The most immediate difference is time. Modern counting machines process notes at a rate that makes manual counting look almost comical by comparison. A stack that takes a person ten to fifteen minutes of careful, uninterrupted work gets handled in under a minute. Across multiple tills in a busy location, that difference reshapes the entire closing routine.

But the speed is almost secondary to the consistency. A machine does not count differently depending on who is operating it, how tired they are, or what else is going on around them. It runs the same process every single time, which means the results are comparable across different staff members, different shifts, and different locations. That consistency is genuinely valuable when you are trying to trace a discrepancy or audit a particular shift.

The counterfeit detection is also worth mentioning, because it is something manual counting simply cannot replicate reliably. Built-in UV and magnetic sensors flag suspicious notes automatically, in real time, without requiring anyone to remember the specific security features of current currency. A tired employee at midnight is not your most reliable line of defense against a convincing fake. A sensor that checks every single note is considerably more dependable.

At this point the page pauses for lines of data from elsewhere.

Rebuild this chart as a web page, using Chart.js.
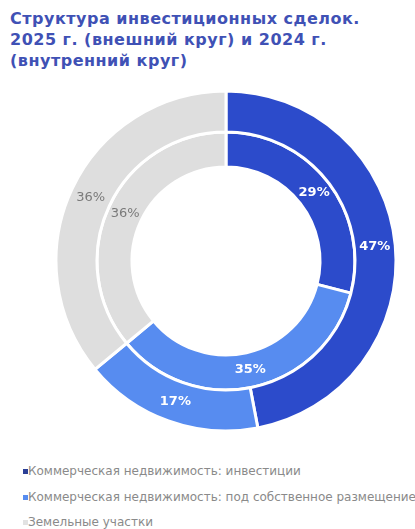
<!DOCTYPE html>
<html lang="ru">
<head>
<meta charset="utf-8">
<script src="https://cdn.jsdelivr.net/npm/chart.js@4"></script>
<style>
  html, body { margin: 0; padding: 0; background: #fff; }
  body { width: 415px; height: 529px; position: relative; overflow: hidden; font-family: "DejaVu Sans", Verdana, sans-serif; }
  .title { position: absolute; left: 10px; top: 8px; margin: 0; font-size: 16px; letter-spacing: 0.5px; line-height: 21px; font-weight: bold; color: #3f51b5; }
  .chart-box { position: absolute; left: 51px; top: 86px; width: 350px; height: 350px; }
  .legend { position: absolute; left: 23px; top: 462px; }
  .legend-item { position: relative; height: 25.5px; line-height: 18px; font-size: 12px; color: #8a8a8a; white-space: nowrap; padding-left: 5px; }
  .legend-item span.box { position: absolute; left: 0; top: 7px; width: 5px; height: 5px; }
</style>
</head>
<body>
<h1 class="title">Структура инвестиционных сделок.<br>2025 г. (внешний круг) и 2024 г.<br>(внутренний круг)</h1>
<div class="chart-box"><canvas id="dealsChart" width="350" height="350"></canvas></div>
<div class="legend" id="legend"></div>

<script>
  const categories = [
    "Коммерческая недвижимость: инвестиции",
    "Коммерческая недвижимость: под собственное размещение",
    "Земельные участки"
  ];
  const values2025 = [47, 17, 36]; // outer ring
  const values2024 = [29, 35, 36]; // inner ring
  const sliceColors = ["#2c4bcb", "#578cf0", "#dedede"];
  const legendColors = ["#2b3f96", "#578cf0", "#e2e2e2"];
  const labelColors = ["#ffffff", "#ffffff", "#7a7a7a"];

  // percent labels in the middle of every arc
  const arcLabels = {
    id: "arcLabels",
    afterDatasetsDraw(chart) {
      const ctx = chart.ctx;
      ctx.save();
      ctx.textAlign = "center";
      ctx.textBaseline = "middle";
      chart.data.datasets.forEach((ds, di) => {
        chart.getDatasetMeta(di).data.forEach((arc, i) => {
          const pos = arc.tooltipPosition();
          const isGrey = i === 2;
          ctx.font = (isGrey ? "" : "bold ") + "13px 'DejaVu Sans', Verdana, sans-serif";
          ctx.fillStyle = labelColors[i];
          ctx.fillText(ds.data[i] + "%", pos.x, pos.y);
        });
      });
      ctx.restore();
    }
  };

  new Chart(document.getElementById("dealsChart"), {
    type: "doughnut",
    data: {
      labels: categories,
      datasets: [
        { label: "2025", data: values2025, backgroundColor: sliceColors, borderColor: "#ffffff", borderWidth: 3, weight: 41 },
        { label: "2024", data: values2024, backgroundColor: sliceColors, borderColor: "#ffffff", borderWidth: 3, weight: 35 }
      ]
    },
    options: {
      responsive: false,
      animation: false,
      radius: 170,
      cutout: "55.3%",
      plugins: {
        legend: { display: false },
        tooltip: { enabled: false }
      }
    },
    plugins: [arcLabels]
  });

  // legend list under the chart
  const legendEl = document.getElementById("legend");
  categories.forEach((name, i) => {
    const item = document.createElement("div");
    item.className = "legend-item";
    item.innerHTML = `<span class="box" style="background:${legendColors[i]}"></span>${name}`;
    legendEl.appendChild(item);
  });
</script>
</body>
</html>
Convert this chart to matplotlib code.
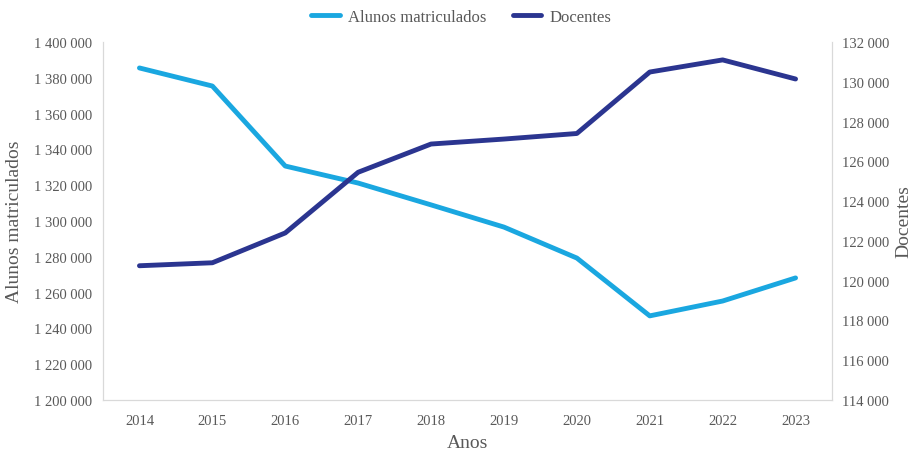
import matplotlib.pyplot as plt
from matplotlib.ticker import FuncFormatter

anos = ['2014', '2015', '2016', '2017', '2018', '2019', '2020', '2021', '2022', '2023']
alunos = [1385500, 1375400, 1330700, 1321200, 1309000, 1296600, 1279300, 1247000, 1255300, 1268200]
docentes = [120750, 120900, 122400, 125450, 126870, 127120, 127400, 130490, 131100, 130140]

c_alunos = '#1aa7e0'
c_docentes = '#2b3590'
c_text = '#595959'
c_spine = '#d9d9d9'

plt.rcParams['font.family'] = ['Liberation Serif', 'DejaVu Serif']


def fmt(v, pos):
    return '{:,.0f}'.format(v).replace(',', ' ')


fig = plt.figure(figsize=(9.14, 4.52), dpi=100)
ax = fig.add_axes([103 / 914, 51 / 452, 729 / 914, 358 / 452])
ax2 = ax.twinx()

x = range(len(anos))
l1, = ax.plot(x, alunos, color=c_alunos, lw=3.5, label='Alunos matriculados', solid_capstyle='round')
l2, = ax2.plot(x, docentes, color=c_docentes, lw=3.5, label='Docentes', solid_capstyle='round')

ax.set_xlim(-0.5, 9.5)
ax.set_ylim(1200000, 1400000)
ax.set_yticks(range(1200000, 1400001, 20000))
ax2.set_ylim(114000, 132000)
ax2.set_yticks(range(114000, 132001, 2000))
ax.set_xticks(list(x))
ax.set_xticklabels(anos)
ax.yaxis.set_major_formatter(FuncFormatter(fmt))
ax2.yaxis.set_major_formatter(FuncFormatter(fmt))

for a in (ax, ax2):
    a.spines['top'].set_visible(False)
    for s in ('left', 'right', 'bottom'):
        a.spines[s].set_color(c_spine)
    a.tick_params(colors=c_text, labelsize=10.5, length=0, pad=8)
ax.tick_params(axis='x', pad=10)
ax2.tick_params(axis='y', pad=7)

ax.set_ylabel('Alunos matriculados', color=c_text, fontsize=14)
ax.yaxis.set_label_coords(-80 / 729, 0.5)
ax2.set_ylabel('Docentes', color=c_text, fontsize=14)
ax2.yaxis.set_label_coords(1 + 63 / 729, 0.5)
ax.set_xlabel('Anos', color=c_text, fontsize=14)
ax.xaxis.set_label_coords(0.5, -34 / 358)

fig.legend(handles=[l1, l2], loc='upper center', bbox_to_anchor=(0.505, 1.012), ncol=2,
           frameon=False, fontsize=12, labelcolor=c_text, handlelength=1.7,
           handletextpad=0.5, columnspacing=1.6)

fig.savefig('out.png', dpi=100)
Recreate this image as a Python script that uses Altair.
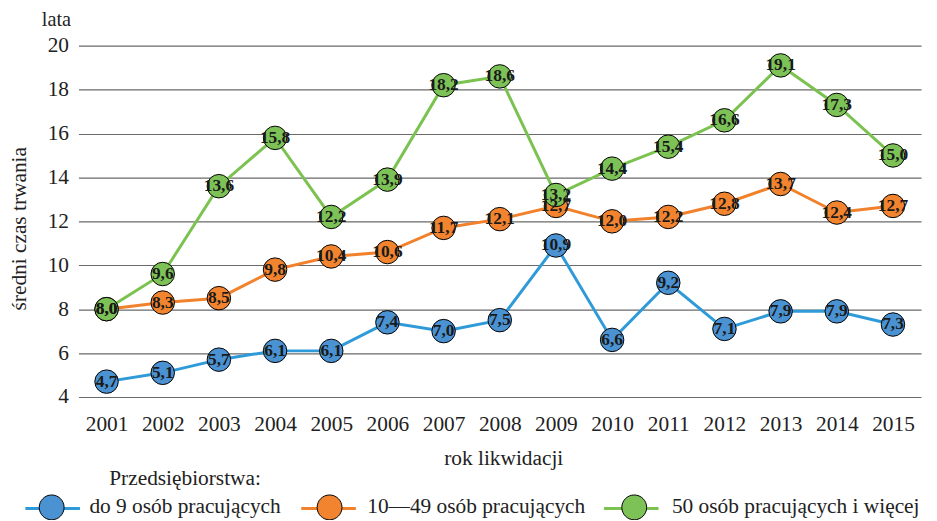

The Effect on the People Doing the Work

This part tends to get overlooked in the operational conversation, but it matters more than most managers realize.

End-of-shift cash reconciliation is widely considered the worst part of working a closing shift, and the reason is not that it is hard. It is that it is stressful in a specific, low-grade way. The numbers have to balance. If they do not, nobody goes home until they do. That pressure, applied night after night to people who are already tired, does real damage to morale over time.

When the counting process becomes fast and reliable, that stress largely disappears. If there is a discrepancy, it shows up immediately and everyone understands it happened on the floor during trading, not in the counting room at closing. That shifts the dynamic considerably. It stops the reconciliation process from feeling like an accusation and turns it into a straightforward piece of information.

Keeping Things Consistent Across Multiple Sites

For anyone overseeing more than one location, the consistency argument becomes even more compelling. Left to develop their own habits, different store managers will handle cash in subtly different ways. Different stacking methods, different sorting approaches, different levels of rigor. That variation makes cross-site comparison difficult and auditing more complicated than it needs to be.

Standardizing the counting process across every location removes that variation entirely. Every site runs the same routine, produces results in the same format, and trains new staff using the same straightforward process. It is one of those operational changes that seems modest in isolation but has a fairly significant effect on how cleanly the whole business runs.